REQUIRED TASK: Copy from the first line below down to and including the line with "(0,0) rectangle (761,2651);". Skip the pictures.

GIVEN MATERIAL:
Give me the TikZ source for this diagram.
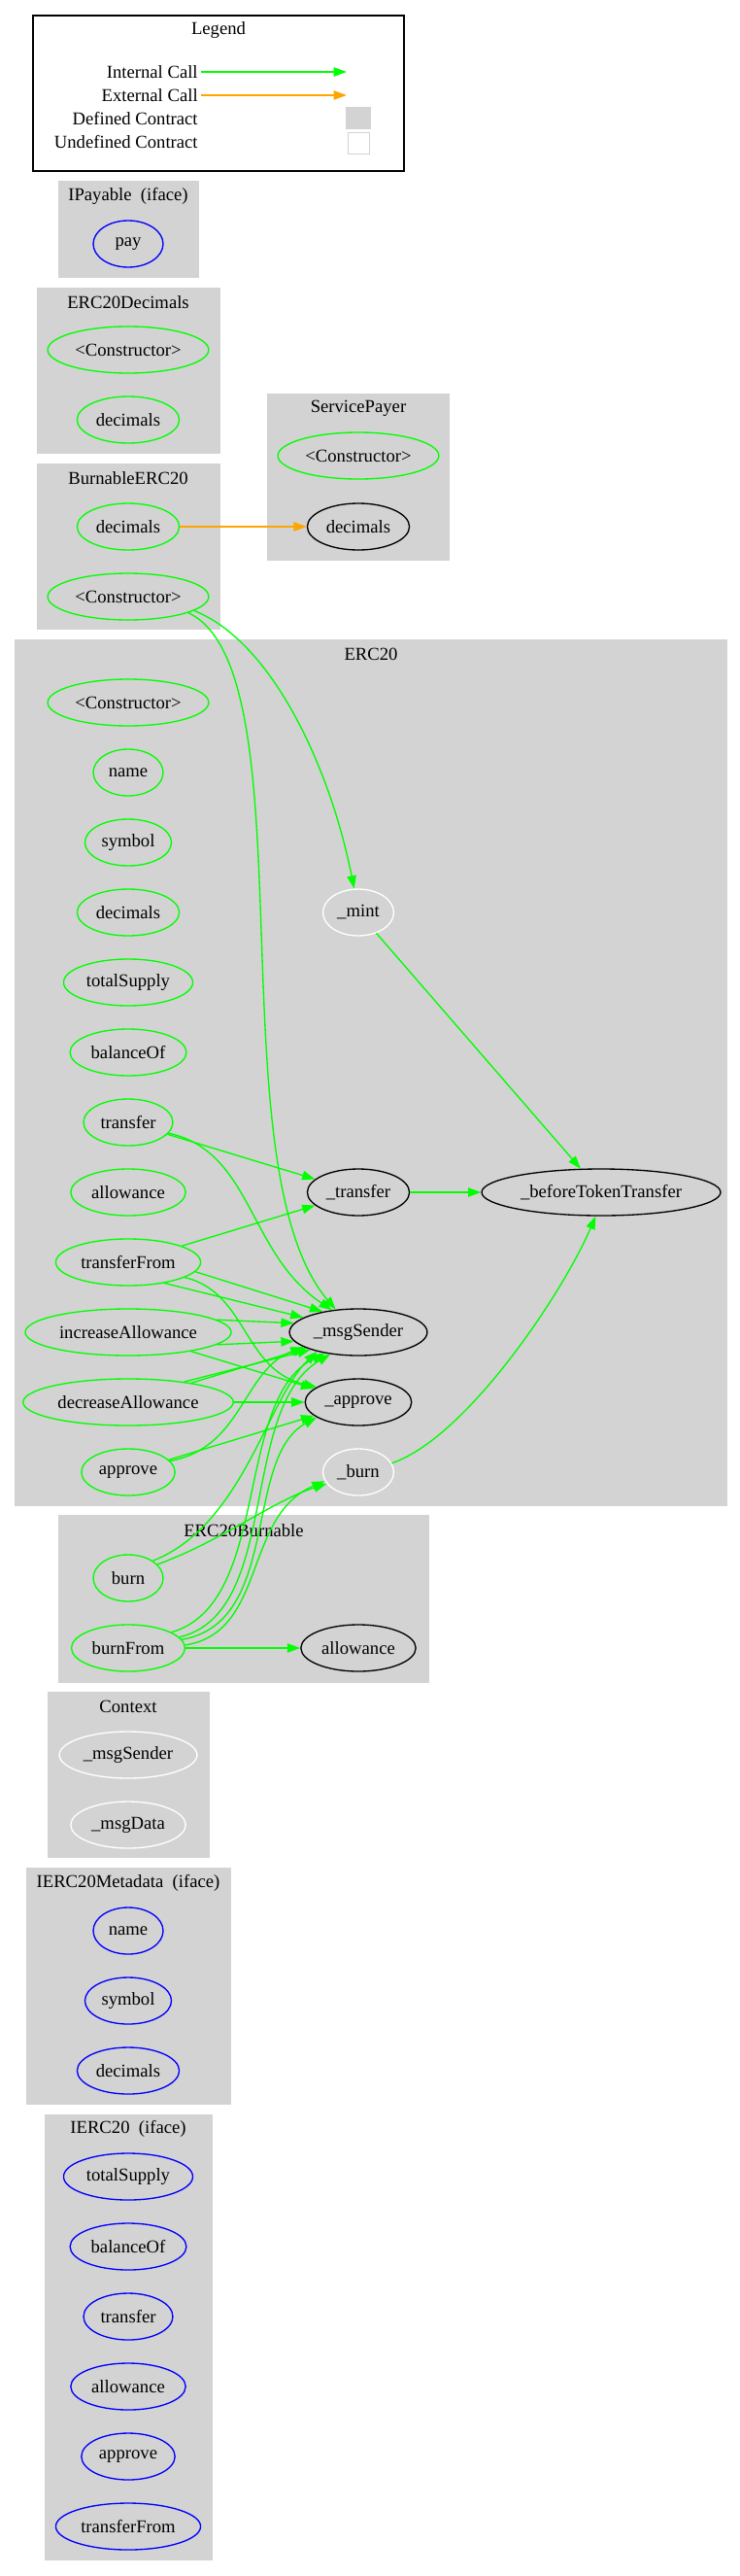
\documentclass[tikz,border=0pt]{standalone}
\usepackage{fontspec}
\setmainfont{Liberation Serif}
\usetikzlibrary{shapes.geometric, arrows.meta}
\definecolor{callgreen}{HTML}{00FF00}
\definecolor{callorange}{HTML}{FFA500}
\definecolor{ifaceblue}{HTML}{0000FF}
\definecolor{clustergray}{HTML}{D3D3D3}

\begin{document}
\begin{tikzpicture}[
  x=0.75pt, y=-0.75pt,
  line width=1pt,
  font=\fontsize{14pt}{17pt}\selectfont,
  fn/.style={ellipse, draw=callgreen, minimum width=54pt, minimum height=36pt, inner xsep=3pt, inner ysep=0pt},
  ifn/.style={fn, draw=ifaceblue},
  xfn/.style={fn, draw=black},
  ufn/.style={fn, draw=white},
  cluster/.style={fill=clustergray},
  ctitle/.style={inner sep=0pt},
  callarr/.style={-{Triangle[length=10pt, width=7pt]}, draw=callgreen},
  extarr/.style={callarr, draw=callorange}
]
\useasboundingbox (0,0) rectangle (761,2651);

% legend
\node[draw, minimum width=286.5pt, minimum height=120pt, inner sep=0pt] (legend) at (225,96) {};
\node (legendtitle) at (225,31) {Legend};
\node[anchor=east, inner sep=2pt] (lint) at (207,74) {Internal Call};
\node[anchor=east, inner sep=2pt] (lext) at (207,98) {External Call};
\node[anchor=east, inner sep=2pt] (ldef) at (207,122) {Defined Contract};
\node[anchor=east, inner sep=2pt] (lundef) at (207,146) {Undefined Contract};
\coordinate (lintend) at (357,74);
\coordinate (lextend) at (357,98);
\node[fill=clustergray, minimum width=19.5pt, minimum height=17.25pt, inner sep=0pt] (ldefbox) at (369,121.5) {};
\node[draw=clustergray, fill=white, line width=0.6pt, minimum size=16.5pt, inner sep=0pt] (lundefbox) at (369,147) {};
\draw[callarr] (lint) -- (lintend);
\draw[extarr] (lext) -- (lextend);

% clusters
\fill[cluster] (60,186) rectangle (205,286);
\fill[cluster] (38,296) rectangle (227,467);
\fill[cluster] (275,405) rectangle (463,577);
\fill[cluster] (38,477) rectangle (227,648);
\fill[cluster] (15,658) rectangle (749,1550);
\fill[cluster] (60,1559) rectangle (442,1732);
\fill[cluster] (49,1741) rectangle (216,1912);
\fill[cluster] (27,1922) rectangle (238,2166);
\fill[cluster] (46,2176) rectangle (219,2635);

\node[ctitle] (tpay) at (132,202) {IPayable\ \ (iface)};
\node[ctitle] (tdec) at (132,311) {ERC20Decimals};
\node[ctitle] (tsp) at (369,420) {ServicePayer};
\node[ctitle] (tburnable) at (132,492) {BurnableERC20};
\node[ctitle] (terc) at (382,673) {ERC20};
\node[ctitle] (tercburn) at (251,1575) {ERC20Burnable};
\node[ctitle] (tctx) at (132,1756) {Context};
\node[ctitle] (tmeta) at (132,1938) {IERC20Metadata\ \ (iface)};
\node[ctitle] (tierc) at (132,2191) {IERC20\ \ (iface)};

% IPayable
\node[ifn] (ipay) at (132,251) {pay};

% ERC20Decimals
\node[fn] (decctor) at (132,360) {<Constructor>};
\node[fn] (decdec) at (132,432) {decimals};

% ServicePayer
\node[fn] (spctor) at (369,469) {<Constructor>};
\node[xfn] (spdec) at (369,542) {decimals};

% BurnableERC20
\node[fn] (bdec) at (132,542) {decimals};
\node[fn] (bctor) at (132,614) {<Constructor>};

% ERC20
\node[fn] (ector) at (132,723) {<Constructor>};
\node[fn] (ename) at (132,795) {name};
\node[fn] (esym) at (132,867) {symbol};
\node[fn] (edec) at (132,939) {decimals};
\node[fn] (esupply) at (132,1011) {totalSupply};
\node[fn] (ebal) at (132,1083) {balanceOf};
\node[fn] (etransfer) at (132,1155) {transfer};
\node[fn] (eallow) at (132,1227) {allowance};
\node[fn] (etfrom) at (132,1299) {transferFrom};
\node[fn] (eincr) at (132,1371) {increaseAllowance};
\node[fn] (edecr) at (132,1443) {decreaseAllowance};
\node[fn] (eapprove) at (132,1515) {approve};
\node[ufn] (emint) at (369,939) {\_mint};
\node[xfn] (etr) at (369,1227) {\_transfer};
\node[xfn] (emsg) at (369,1371) {\_msgSender};
\node[xfn] (eappr) at (369,1443) {\_approve};
\node[ufn] (eburn) at (369,1515) {\_burn};
\node[xfn] (ebtt) at (619,1227) {\_beforeTokenTransfer};

% ERC20Burnable
\node[fn] (bburn) at (132,1624) {burn};
\node[fn] (bfrom) at (132,1696) {burnFrom};
\node[xfn] (ballow) at (369,1696) {allowance};

% Context
\node[ufn] (cmsg) at (132,1806) {\_msgSender};
\node[ufn] (cdata) at (132,1878) {\_msgData};

% IERC20Metadata
\node[ifn] (mname) at (132,1987) {name};
\node[ifn] (msym) at (132,2059) {symbol};
\node[ifn] (mdec) at (132,2131) {decimals};

% IERC20
\node[ifn] (itotal) at (132,2240) {totalSupply};
\node[ifn] (ibal) at (132,2312) {balanceOf};
\node[ifn] (itr) at (132,2384) {transfer};
\node[ifn] (iallow) at (132,2456) {allowance};
\node[ifn] (iapprove) at (132,2528) {approve};
\node[ifn] (itfrom) at (132,2600) {transferFrom};

% calls
\draw[extarr] (bdec) -- (spdec);
\draw[callarr] (bctor.-12) .. controls (280,660) and (340,790) .. (emint.100);
\draw[callarr] (bctor.-15) .. controls (320,690) and (220,1200) .. (emsg.135);
\draw[callarr] (etransfer.-15) .. controls (260,1185) and (255,1290) .. (emsg.140);
\draw[callarr] (etransfer) -- (etr);
\draw[callarr] (etfrom) -- (etr);
\draw[callarr] (etfrom.-8) -- (emsg.150);
\draw[callarr] (etfrom.-30) -- (emsg.165);
\draw[callarr] (etfrom.-15) .. controls (255,1330) and (250,1410) .. (eappr.160);
\draw[callarr] (eincr.8) -- (emsg.172);
\draw[callarr] (eincr.-8) -- (emsg.-172);
\draw[callarr] (eincr) -- (eappr);
\draw[callarr] (edecr) -- (emsg);
\draw[callarr] (edecr.20) -- (emsg.200);
\draw[callarr] (edecr) -- (eappr);
\draw[callarr] (eapprove) -- (eappr);
\draw[callarr] (eapprove.15) .. controls (250,1490) and (250,1410) .. (emsg.195);
\draw[callarr] (emint) -- (ebtt);
\draw[callarr] (etr) -- (ebtt);
\draw[callarr] (eburn.15) .. controls (480,1480) and (580,1330) .. (ebtt.-103);
\draw[callarr] (bburn.25) .. controls (230,1585) and (280,1545) .. (eburn.200);
\draw[callarr] (bburn.35) .. controls (250,1570) and (275,1440) .. (emsg.205);
\draw[callarr] (bfrom.20) .. controls (280,1650) and (240,1440) .. (emsg.212);
\draw[callarr] (bfrom.12) .. controls (290,1660) and (245,1450) .. (emsg.218);
\draw[callarr] (bfrom.9) .. controls (290,1670) and (250,1500) .. (eappr.200);
\draw[callarr] (bfrom.3) .. controls (275,1680) and (250,1560) .. (eburn.195);
\draw[callarr] (bfrom) -- (ballow);
\end{tikzpicture}
\end{document}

EXERCISE RESPONSE:
Give me the TikZ source for this diagram.
\documentclass[tikz,border=0pt]{standalone}
\usepackage{fontspec}
\setmainfont{Liberation Serif}
\usetikzlibrary{shapes.geometric, arrows.meta}
\definecolor{callgreen}{HTML}{00FF00}
\definecolor{callorange}{HTML}{FFA500}
\definecolor{ifaceblue}{HTML}{0000FF}
\definecolor{clustergray}{HTML}{D3D3D3}

\begin{document}
\begin{tikzpicture}[
  x=0.75pt, y=-0.75pt,
  line width=1pt,
  font=\fontsize{14pt}{17pt}\selectfont,
  fn/.style={ellipse, draw=callgreen, minimum width=54pt, minimum height=36pt, inner xsep=3pt, inner ysep=0pt},
  ifn/.style={fn, draw=ifaceblue},
  xfn/.style={fn, draw=black},
  ufn/.style={fn, draw=white},
  cluster/.style={fill=clustergray},
  ctitle/.style={inner sep=0pt},
  callarr/.style={-{Triangle[length=10pt, width=7pt]}, draw=callgreen},
  extarr/.style={callarr, draw=callorange}
]
\useasboundingbox (0,0) rectangle (761,2651);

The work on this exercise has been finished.